At the end of World War II, the Germans took down the memorials of the 3rd Reich, placing them in museums and providing education around others.

We can learn from this. – Take the most noteworthy pieces, and place them in museums or grounds that provide context. Explain the history of the Confederacy, their leaders and the root cause: Slavery. (Those that aren’t of note can be stored for future consideration.)

The German’s don’t have Hitler Highschool, and neither should we.

Still disagree? What about this Kentucky memorial to Confederate General John Hunt Morgan. – It’s a nice looking piece of sculpture: cutting a nobel figure, complete with a plaque  giving the visitor a synopsis of his history. What else would want to know? Why be such sensitive snowflakes about this harmless statue?

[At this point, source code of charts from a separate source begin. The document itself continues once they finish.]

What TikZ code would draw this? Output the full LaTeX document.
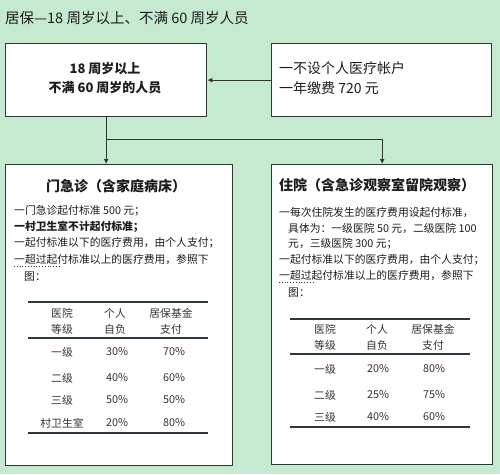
\documentclass[tikz,border=0pt]{standalone}
\usepackage{fontspec}
\setmainfont{Noto Sans CJK SC}
\usetikzlibrary{arrows.meta}
\definecolor{bg}{HTML}{C6EAD0}
\definecolor{ln}{HTML}{2B3A31}
\definecolor{tx}{HTML}{1C1C1C}
\definecolor{tb}{HTML}{333333}
\begin{document}
\begin{tikzpicture}[x=1pt,y=-1pt,
  box/.style={draw=ln, line width=1.3pt, fill=white, anchor=north west, inner sep=0pt},
  conn/.style={draw=ln, line width=1pt, -{Latex[length=5pt,width=5pt]}},
  body/.style={anchor=west, inner sep=0pt, text=tx, font=\fontsize{10.8}{12}\selectfont},
  cell/.style={anchor=center, inner sep=0pt, text=tb, font=\fontsize{10.8}{12}\selectfont},
  big/.style={anchor=west, inner sep=0pt, text=tx, font=\fontsize{14}{16}\selectfont},
  bigb/.style={inner sep=0pt, text=tx, font=\fontsize{14}{16}\selectfont\bfseries},
  midb/.style={anchor=center, inner sep=0pt, text=tx, font=\fontsize{13}{15}\selectfont\bfseries},
  rule/.style={draw=ln, line width=1.1pt},
  squig/.style={draw=ln, line width=0.8pt, dotted}
]
\fill[bg] (0,0) rectangle (500,474);
\useasboundingbox (0,0) rectangle (500,474);

% title
\node[big, font=\fontsize{14.5}{16}\selectfont] (title) at (5,18) {居保—18 周岁以上、不满 60 周岁人员};

% boxes
\node[box, minimum width=201pt, minimum height=73pt] (a) at (5,43) {};
\node[box, minimum width=220pt, minimum height=73pt] (b) at (271,43) {};
\node[box, minimum width=227pt, minimum height=301pt] (c) at (5,164) {};
\node[box, minimum width=221pt, minimum height=300pt] (d) at (271,164) {};

% connectors
\draw[conn] (b.west) -- (a.east);
\draw[conn] (a.south) -- (a.south |- c.north);
\coordinate (j) at ([yshift=-22pt]a.south);
\draw[conn] (j) -| (d.north);

% top-left text
\node[midb] (a1) at (105,69) {18 周岁以上};
\node[midb] (a2) at (105,88) {不满 60 周岁的人员};

% top-right text
\node[big] (b1) at (279,68) {一不设个人医疗帐户};
\node[big] (b2) at (279,88) {一年缴费 720 元};

% lower-left box
\node[bigb, anchor=center] (ct) at (116,186) {门急诊（含家庭病床）};
\node[body] (c1) at (14,211) {一门急诊起付标准 500 元；};
\node[body, font=\fontsize{10.8}{12}\selectfont\bfseries] (c2) at (14,227) {一村卫生室不计起付标准；};
\node[body] (c3) at (14,243) {一起付标准以下的医疗费用，由个人支付；};
\node[body] (c4) at (14,260) {一超过起付标准以上的医疗费用，参照下};
\node[body] (c5) at (24,277) {图：};
\draw[squig] (14,266) -- (60,266);

% left table
\draw[rule] (28,302) -- (208,302);
\draw[rule] (28,338) -- (208,338);
\draw[rule] (28,433) -- (208,433);
\node[cell] (lh11) at (62,313) {医院};
\node[cell] (lh12) at (62,329) {等级};
\node[cell] (lh21) at (115,313) {个人};
\node[cell] (lh22) at (115,329) {自负};
\node[cell] (lh31) at (171,313) {居保基金};
\node[cell] (lh32) at (171,329) {支付};
\node[cell] (l11) at (62,352) {一级};
\node[cell] (l12) at (117,352) {30\%};
\node[cell] (l13) at (174,352) {70\%};
\node[cell] (l21) at (62,378) {二级};
\node[cell] (l22) at (117,378) {40\%};
\node[cell] (l23) at (174,378) {60\%};
\node[cell] (l31) at (62,400) {三级};
\node[cell] (l32) at (117,400) {50\%};
\node[cell] (l33) at (174,400) {50\%};
\node[cell] (l41) at (62,423) {村卫生室};
\node[cell] (l42) at (117,423) {20\%};
\node[cell] (l43) at (174,423) {80\%};

% lower-right box
\node[bigb, anchor=west] (dt) at (279,185) {住院（含急诊观察室留院观察）};
\node[body] (d1) at (279,212) {一每次住院发生的医疗费用设起付标准，};
\node[body] (d2) at (288,228) {具体为：一级医院 50 元，二级医院 100};
\node[body] (d3) at (288,244) {元，三级医院 300 元；};
\node[body] (d4) at (279,260) {一起付标准以下的医疗费用，由个人支付；};
\node[body] (d5) at (279,276) {一超过起付标准以上的医疗费用，参照下};
\node[body] (d6) at (288,293) {图：};
\draw[squig] (279,282) -- (313,282);

% right table
\draw[rule] (290,319) -- (470,319);
\draw[rule] (290,354) -- (470,354);
\draw[rule] (290,427) -- (470,427);
\node[cell] (rh11) at (325,329) {医院};
\node[cell] (rh12) at (325,345) {等级};
\node[cell] (rh21) at (377,329) {个人};
\node[cell] (rh22) at (377,345) {自负};
\node[cell] (rh31) at (433,329) {居保基金};
\node[cell] (rh32) at (433,345) {支付};
\node[cell] (r11) at (325,369) {一级};
\node[cell] (r12) at (378,369) {20\%};
\node[cell] (r13) at (434,369) {80\%};
\node[cell] (r21) at (325,395) {二级};
\node[cell] (r22) at (378,395) {25\%};
\node[cell] (r23) at (434,395) {75\%};
\node[cell] (r31) at (325,417) {三级};
\node[cell] (r32) at (378,417) {40\%};
\node[cell] (r33) at (434,417) {60\%};
\end{tikzpicture}
\end{document}
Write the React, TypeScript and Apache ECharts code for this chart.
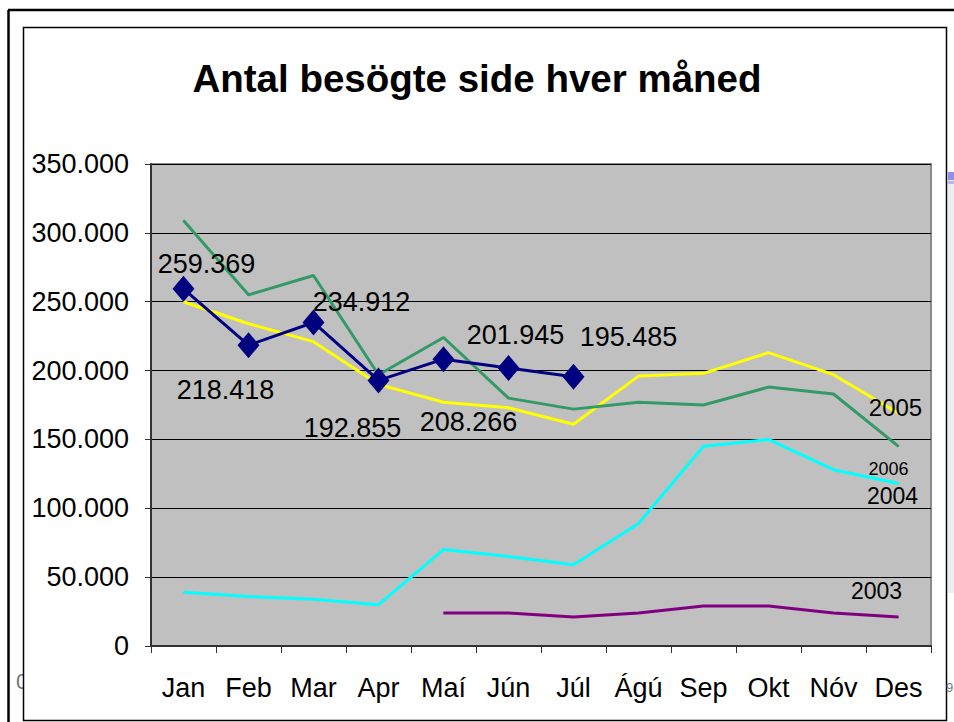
import React, { useEffect, useRef } from "react";
import * as echarts from "echarts";

const categories = ["Jan", "Feb", "Mar", "Apr", "Maí", "Jún", "Júl", "Ágú", "Sep", "Okt", "Nóv", "Des"];
const labeled2006 = [259369, 218418, 234912, 192855, 208266, 201945, 195485];
const greenSeries = [309000, 255000, 269000, 197000, 224000, 180000, 172000, 177000, 175000, 188000, 183000, 145000];
const yellowSeries = [250000, 234000, 221000, 190000, 177000, 173000, 161000, 196000, 198000, 213000, 197000, 169000];
const cyanSeries = [39000, 36000, 34000, 30000, 70000, 65000, 59000, 89000, 145000, 150000, 128000, 118000];
const purpleSeries = [null, null, null, null, 24000, 24000, 21000, 24000, 29000, 29000, 24000, 21000];
const yTicks = [0, 50000, 100000, 150000, 200000, 250000, 300000, 350000];
const endLabels = { yellow: "2005", green: "2006", cyan: "2004", purple: "2003" };

const navyOffsets: [number, number][] = [
  [23, -25], [-23, 45], [48, -20], [-26, 48], [25, 63], [7, -33], [55, -40],
];

const FONT = "'Liberation Sans', Arial, sans-serif";

function fmt(v: number): string {
  if (v === 0) return "0";
  return String(v).replace(/\B(?=(\d{3})+(?!\d))/g, ".");
}

function withEndLabel(arr: (number | null)[], text: string, offset: [number, number], size: number) {
  return arr.map((v, i) =>
    i === arr.length - 1
      ? {
          value: v,
          label: {
            show: true,
            formatter: text,
            position: "inside",
            offset,
            fontSize: size,
            color: "#000",
            fontFamily: FONT,
          },
        }
      : v
  );
}

export default function App() {
  const ref = useRef<HTMLDivElement>(null);
  useEffect(() => {
    if (!ref.current) return;
    const chart = echarts.init(ref.current, undefined, { renderer: "svg" });
    const thin = (color: string) => ({
      type: "line",
      symbol: "circle",
      symbolSize: 1,
      showSymbol: true,
      lineStyle: { color, width: 3 },
      itemStyle: { color },
      label: { show: false },
      emphasis: { disabled: true },
    });
    chart.setOption({
      animation: false,
      backgroundColor: "#fff",
      title: {
        text: "Antal besögte side hver måned",
        left: "center",
        top: 54,
        textStyle: { fontSize: 38.5, fontWeight: "bold", color: "#000", fontFamily: FONT },
      },
      grid: {
        left: 151,
        top: 164,
        width: 780,
        height: 482,
        show: true,
        backgroundColor: "#C0C0C0",
        borderColor: "#8a8a8a",
        borderWidth: 2,
      },
      xAxis: {
        type: "category",
        data: categories,
        boundaryGap: true,
        axisLine: { show: true, lineStyle: { color: "#333", width: 2 } },
        axisTick: { show: true, length: 7, alignWithLabel: false, lineStyle: { color: "#333", width: 1 } },
        axisLabel: { fontSize: 27, color: "#000", margin: 28, fontFamily: FONT, interval: 0 },
      },
      yAxis: {
        type: "value",
        min: yTicks[0],
        max: yTicks[yTicks.length - 1],
        interval: 50000,
        axisLine: { show: true, lineStyle: { color: "#333", width: 2 } },
        axisTick: { show: true, length: 6, lineStyle: { color: "#333", width: 1 } },
        splitLine: { show: true, lineStyle: { color: "#000", width: 1 } },
        axisLabel: { fontSize: 27, color: "#000", margin: 22, fontFamily: FONT, formatter: (v: number) => fmt(v) },
      },
      series: [
        { ...thin("#00FFFF"), name: "2004", data: withEndLabel(cyanSeries, endLabels.cyan, [-6, 13], 23) },
        { ...thin("#800080"), name: "2003", data: withEndLabel(purpleSeries, endLabels.purple, [-22, -26], 23) },
        { ...thin("#FFFF00"), name: "2005", data: withEndLabel(yellowSeries, endLabels.yellow, [-3, -6], 24) },
        { ...thin("#339966"), name: "2006b", data: withEndLabel(greenSeries, endLabels.green, [-10, 23], 18) },
        {
          type: "line",
          name: "2006",
          symbol: "diamond",
          symbolSize: [22, 26],
          showSymbol: true,
          lineStyle: { color: "#000080", width: 3 },
          itemStyle: { color: "#000080" },
          emphasis: { disabled: true },
          label: {
            show: true,
            position: "inside",
            fontSize: 27,
            color: "#000",
            fontFamily: FONT,
            formatter: (p: any) => fmt(p.value),
          },
          data: labeled2006.map((v, i) => ({ value: v, label: { offset: navyOffsets[i] } })),
        },
      ],
      graphic: [
        { type: "line", shape: { x1: 8, y1: 10, x2: 954, y2: 10 }, style: { stroke: "#000", lineWidth: 2.5 } },
        { type: "line", shape: { x1: 8.5, y1: 10, x2: 8.5, y2: 722 }, style: { stroke: "#000", lineWidth: 2.5 } },
        { type: "text", x: 16, y: 670, style: { text: "0", fontSize: 22, fill: "#777", fontFamily: FONT } },
        { type: "rect", shape: { x: 24, y: 665, width: 20, height: 35 }, style: { fill: "#fff" } },
        { type: "rect", shape: { x: 23.5, y: 27.5, width: 923, height: 693 }, style: { fill: "none", stroke: "#000", lineWidth: 1.5 } },
        { type: "rect", shape: { x: 948, y: 172, width: 6, height: 421 }, style: { fill: "#eceef3" } },
        { type: "rect", shape: { x: 948, y: 172, width: 6, height: 8 }, style: { fill: "#8f8ff0" } },
        { type: "rect", shape: { x: 948, y: 181, width: 6, height: 3 }, style: { fill: "#b8b8f4" } },
        { type: "text", x: 946, y: 681, style: { text: "9", fontSize: 13, fill: "#777", fontFamily: FONT } },
      ],
    });
    return () => chart.dispose();
  }, []);
  return <div ref={ref} style={{ position: "absolute", left: 0, top: 0, width: 954, height: 722 }} />;
}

The John Hunt Morgan statue on the lawn of the old Fayette Co. Courthouse on West Main Street in Lexington, Kentucky.How about the fact that the statue stands on one of the largest slave markets in the South? – How many people were torn from their homes, their loved ones, shackled and held as lifelong forced labor prisoners who’d committed no crime on this very ground? And what do we see? – A handsome depiction of a nobel Confederate General on his mighty steed – an enforcer for slave masters. Imagine if your grandparents, and their parents and their parents had been slaves and you had to walk past a statue celebrating their captors on the very grounds where they’re lives had been sold. Many of our fellow American’s don’t have to imagine.

Don’t kid yourselves, these statues tell lies but it’s not too late to set the record straight.